**SET PROBLEM:** Without the pictures, print the lines running from the beginning of the material to the line containing "6130,5570,5680,6180,5760,5340,5410,5700];", both ends included.

**DATASET SECTION:**
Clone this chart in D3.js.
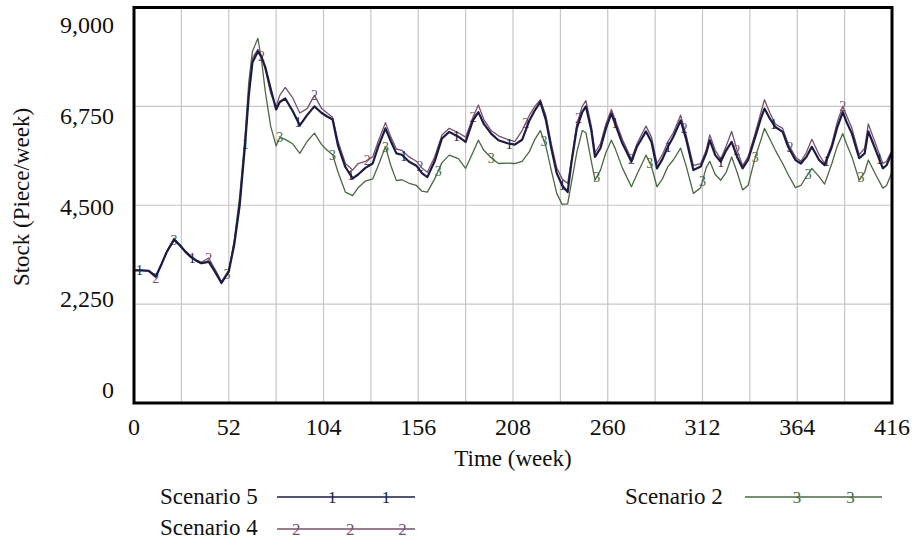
<!DOCTYPE html>
<html>
<head>
<meta charset="utf-8">
<script src="https://cdn.jsdelivr.net/npm/d3@7/dist/d3.min.js"></script>
<style>
  html, body { margin: 0; padding: 0; background: #fff; }
  svg { display: block; }
  text { font-family: "Liberation Serif", "Times New Roman", serif; fill: #111; }
</style>
</head>
<body>
<svg id="chart" width="915" height="545"></svg>
<script>
// Simulation output: stock level per week for three scenarios
const weeks = [0,4,8,12,15,18,22,25,28,31,34,37,41,45,48,52,55,58,61,63,65,68,70,72,75,78,80,83,87,91,95,99,103,106,109,112,116,120,123,127,131,134,138,141,144,147,151,155,158,161,165,169,173,178,182,186,189,192,196,200,205,209,213,217,220,223,226,229,232,235,238,240,243,246,248,251,253,256,259,262,264,268,273,276,281,284,287,290,293,296,300,303,307,311,314,316,319,322,325,328,331,334,337,341,344,346,349,352,356,359,363,366,369,372,376,379,383,386,389,391,394,398,401,403,407,411,413,416];

const scenario5 = [3020,3020,3010,2880,3150,3440,3720,3600,3450,3330,
  3250,3180,3220,2950,2730,2990,3600,4500,5900,7000,
  7750,8000,7870,7650,7150,6680,6850,6930,6650,6320,
  6550,6750,6600,6520,6450,5850,5370,5110,5200,5350,
  5450,5830,6250,5950,5680,5650,5490,5400,5230,5140,
  5500,6020,6170,6060,5940,6430,6620,6350,6130,5980,
  5910,5880,5990,6430,6660,6850,6450,5800,5230,4950,
  4800,5450,6250,6620,6750,6200,5600,5800,6250,6590,
  6360,5910,5490,5830,6180,5940,5340,5550,5830,6060,
  6430,6010,5300,5380,5680,5980,5640,5490,5750,5940,
  5600,5340,5530,6060,6470,6700,6470,6280,6170,5830,
  5530,5450,5600,5830,5530,5410,5830,6280,6620,6400,
  6130,5570,5680,6180,5760,5340,5410,5700];

const scenario4 = [3020,3020,3000,2850,3150,3450,3750,3600,3470,3350,
  3250,3200,3300,3000,2760,3020,3650,4550,5950,7050,
  7850,8050,7900,7600,7050,6750,7000,7180,6950,6600,
  6700,7000,6700,6600,6500,5950,5450,5300,5450,5500,
  5600,5950,6380,6050,5780,5750,5600,5500,5350,5250,
  5600,6100,6250,6150,6050,6500,6780,6450,6200,6080,
  6000,5950,6200,6550,6750,6900,6550,5900,5350,5100,
  5000,5500,6350,6750,6880,6300,5700,5900,6350,6680,
  6450,6000,5550,5900,6300,6050,5450,5650,5950,6150,
  6550,6100,5400,5450,5750,6100,5750,5550,5850,6180,
  5750,5400,5600,6150,6600,6900,6600,6350,6250,5900,
  5600,5500,5700,6000,5650,5450,5900,6400,6750,6550,
  6250,5650,5800,6350,5900,5450,5500,5750];

const scenario2 = [3020,3020,3010,2880,3150,3440,3700,3580,3440,3320,
  3230,3170,3200,2950,2730,3000,3700,4700,6100,7300,
  8000,8300,7800,7100,6300,5850,6040,6000,5900,5680,
  5950,6140,5880,5750,5650,5250,4800,4720,4900,5050,
  5100,5400,5830,5400,5060,5080,5000,4950,4820,4800,
  5100,5470,5640,5560,5340,5700,5980,5750,5580,5450,
  5460,5450,5500,5720,6000,6200,5850,5300,4770,4520,
  4530,5000,5700,6200,6150,5500,5070,5300,5700,5980,
  5800,5350,4920,5200,5640,5380,4920,5100,5380,5530,
  5800,5400,4770,4900,5350,5500,5200,5070,5250,5600,
  5250,4850,4950,5600,5980,6250,6000,5750,5450,5200,
  4900,4950,5150,5340,5150,4980,5450,5850,6130,5900,
  5600,5070,5250,5530,5200,4890,4950,5250];

// Series labels and the weeks where each line carries its number tag
const seriesNames = ["Scenario 5", "Scenario 4", "Scenario 2"];
const seriesTags = ["1", "2", "3"];
const tagWeeks5 = [3, 32, 61, 90, 119, 148, 177, 206, 235, 264, 293, 322, 351, 380, 409];
const tagWeeks4 = [12, 41, 70, 99, 128, 157, 186, 215, 244, 273, 302, 331, 360, 389];
const tagWeeks2 = [22, 51, 80, 109, 138, 167, 196, 225, 254, 283, 312, 341, 370, 399];

// Axis ticks
const xTicks = [0, 52, 104, 156, 208, 260, 312, 364, 416];
const xGrid = [26, 52, 78, 104, 130, 156, 182, 208, 234, 260, 286, 312, 338, 364, 390];
const yTicks = [0, 2250, 4500, 6750, 9000];
const yTickLabels = ["0", "2,250", "4,500", "6,750", "9,000"];
const xTitle = "Time (week)";
const yTitle = "Stock (Piece/week)";

const svg = d3.select("#chart");
const plot = { left: 134, right: 892, top: 7.5, bottom: 403 };

const x = d3.scaleLinear().domain([0, 416]).range([plot.left, plot.right]);
const y = d3.scaleLinear().domain([0, 9000]).range([plot.bottom, plot.top]);
// Vensim-style value labels sit on their own evenly spaced column
const yLabel = d3.scaleLinear().domain([0, 9000]).range([390, 25]);

// grid
const grid = svg.append("g").attr("stroke", "#c6c6c6").attr("stroke-width", 1.2);
grid.selectAll("line.v").data(xGrid).join("line")
  .attr("x1", d => x(d)).attr("x2", d => x(d))
  .attr("y1", plot.top).attr("y2", plot.bottom);
grid.selectAll("line.h").data(yTicks.slice(1, -1)).join("line")
  .attr("x1", plot.left).attr("x2", plot.right)
  .attr("y1", d => y(d)).attr("y2", d => y(d));

// series lines
const series = [
  { name: seriesNames[0], tag: seriesTags[0], values: scenario5, tags: tagWeeks5, color: "#1b1b45", width: 2.2 },
  { name: seriesNames[1], tag: seriesTags[1], values: scenario4, tags: tagWeeks4, color: "#77506c", width: 1.3 },
  { name: seriesNames[2], tag: seriesTags[2], values: scenario2, tags: tagWeeks2, color: "#4a6843", width: 1.3 }
];

const line = d3.line()
  .x(d => x(d[0]))
  .y(d => y(d[1]))
  .curve(d3.curveLinear);

const drawOrder = [2, 1, 0];
drawOrder.forEach(i => {
  const s = series[i];
  const pts = weeks.map((w, k) => [w, s.values[k]]);
  const path = svg.append("path")
    .datum(pts)
    .attr("fill", "none")
    .attr("stroke", s.color)
    .attr("stroke-width", s.width)
    .attr("stroke-linejoin", "round")
    .attr("d", line);

  // place number tags on the drawn curve at the given weeks
  const node = path.node();
  const total = node.getTotalLength();
  const pointAtX = tx => {
    let lo = 0, hi = total;
    for (let it = 0; it < 40; it++) {
      const mid = (lo + hi) / 2;
      if (node.getPointAtLength(mid).x < tx) lo = mid; else hi = mid;
    }
    return node.getPointAtLength((lo + hi) / 2);
  };
  svg.append("g").selectAll("text").data(s.tags).join("text")
    .each(function (w) {
      const p = pointAtX(x(w));
      d3.select(this).attr("x", p.x).attr("y", p.y);
    })
    .attr("text-anchor", "middle")
    .attr("dy", "0.35em")
    .attr("font-size", 14)
    .style("fill", s.color)
    .text(s.tag);
});

// frame
svg.append("rect")
  .attr("x", plot.left).attr("y", plot.top)
  .attr("width", plot.right - plot.left).attr("height", plot.bottom - plot.top)
  .attr("fill", "none").attr("stroke", "#000").attr("stroke-width", 3);

// y tick labels
svg.append("g").selectAll("text").data(yTicks).join("text")
  .attr("x", 114)
  .attr("y", d => yLabel(d))
  .attr("dy", "0.33em")
  .attr("text-anchor", "end")
  .attr("font-size", 24)
  .text((d, i) => yTickLabels[i]);

// x tick labels
svg.append("g").selectAll("text").data(xTicks).join("text")
  .attr("x", d => x(d))
  .attr("y", 435)
  .attr("text-anchor", "middle")
  .attr("font-size", 24)
  .text(d => d);

// axis titles
svg.append("text")
  .attr("x", x(208)).attr("y", 466)
  .attr("text-anchor", "middle")
  .attr("font-size", 23)
  .text(xTitle);

svg.append("text")
  .attr("transform", "translate(29,197) rotate(-90)")
  .attr("text-anchor", "middle")
  .attr("font-size", 23)
  .text(yTitle);

// legend
const legendItems = [
  { s: series[0], tx: 160, ty: 504, x1: 277, x2: 415, ly: 497, marks: [0.4, 0.79] },
  { s: series[1], tx: 160, ty: 535, x1: 277, x2: 415, ly: 529, marks: [0.14, 0.53, 0.91] },
  { s: series[2], tx: 625, ty: 504, x1: 745, x2: 882, ly: 497, marks: [0.38, 0.77] }
];
const lg = svg.append("g");
legendItems.forEach(it => {
  lg.append("text")
    .attr("x", it.tx).attr("y", it.ty)
    .attr("font-size", 23)
    .text(it.s.name);
  lg.append("line")
    .attr("x1", it.x1).attr("x2", it.x2)
    .attr("y1", it.ly).attr("y2", it.ly)
    .attr("stroke", it.s.color)
    .attr("stroke-width", it.s === series[0] ? 1.6 : 1.3);
  it.marks.forEach(f => {
    lg.append("text")
      .attr("x", it.x1 + f * (it.x2 - it.x1))
      .attr("y", it.ly)
      .attr("dy", "0.35em")
      .attr("text-anchor", "middle")
      .attr("font-size", 17)
      .style("fill", it.s.color)
      .text(it.s.tag);
  });
});
</script>
</body>
</html>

**RESPONSE BELOW:**
Clone this chart in D3.js.
<!DOCTYPE html>
<html>
<head>
<meta charset="utf-8">
<script src="https://cdn.jsdelivr.net/npm/d3@7/dist/d3.min.js"></script>
<style>
  html, body { margin: 0; padding: 0; background: #fff; }
  svg { display: block; }
  text { font-family: "Liberation Serif", "Times New Roman", serif; fill: #111; }
</style>
</head>
<body>
<svg id="chart" width="915" height="545"></svg>
<script>
// Simulation output: stock level per week for three scenarios
const weeks = [0,4,8,12,15,18,22,25,28,31,34,37,41,45,48,52,55,58,61,63,65,68,70,72,75,78,80,83,87,91,95,99,103,106,109,112,116,120,123,127,131,134,138,141,144,147,151,155,158,161,165,169,173,178,182,186,189,192,196,200,205,209,213,217,220,223,226,229,232,235,238,240,243,246,248,251,253,256,259,262,264,268,273,276,281,284,287,290,293,296,300,303,307,311,314,316,319,322,325,328,331,334,337,341,344,346,349,352,356,359,363,366,369,372,376,379,383,386,389,391,394,398,401,403,407,411,413,416];

const scenario5 = [3020,3020,3010,2880,3150,3440,3720,3600,3450,3330,
  3250,3180,3220,2950,2730,2990,3600,4500,5900,7000,
  7750,8000,7870,7650,7150,6680,6850,6930,6650,6320,
  6550,6750,6600,6520,6450,5850,5370,5110,5200,5350,
  5450,5830,6250,5950,5680,5650,5490,5400,5230,5140,
  5500,6020,6170,6060,5940,6430,6620,6350,6130,5980,
  5910,5880,5990,6430,6660,6850,6450,5800,5230,4950,
  4800,5450,6250,6620,6750,6200,5600,5800,6250,6590,
  6360,5910,5490,5830,6180,5940,5340,5550,5830,6060,
  6430,6010,5300,5380,5680,5980,5640,5490,5750,5940,
  5600,5340,5530,6060,6470,6700,6470,6280,6170,5830,
  5530,5450,5600,5830,5530,5410,5830,6280,6620,6400,
  6130,5570,5680,6180,5760,5340,5410,5700];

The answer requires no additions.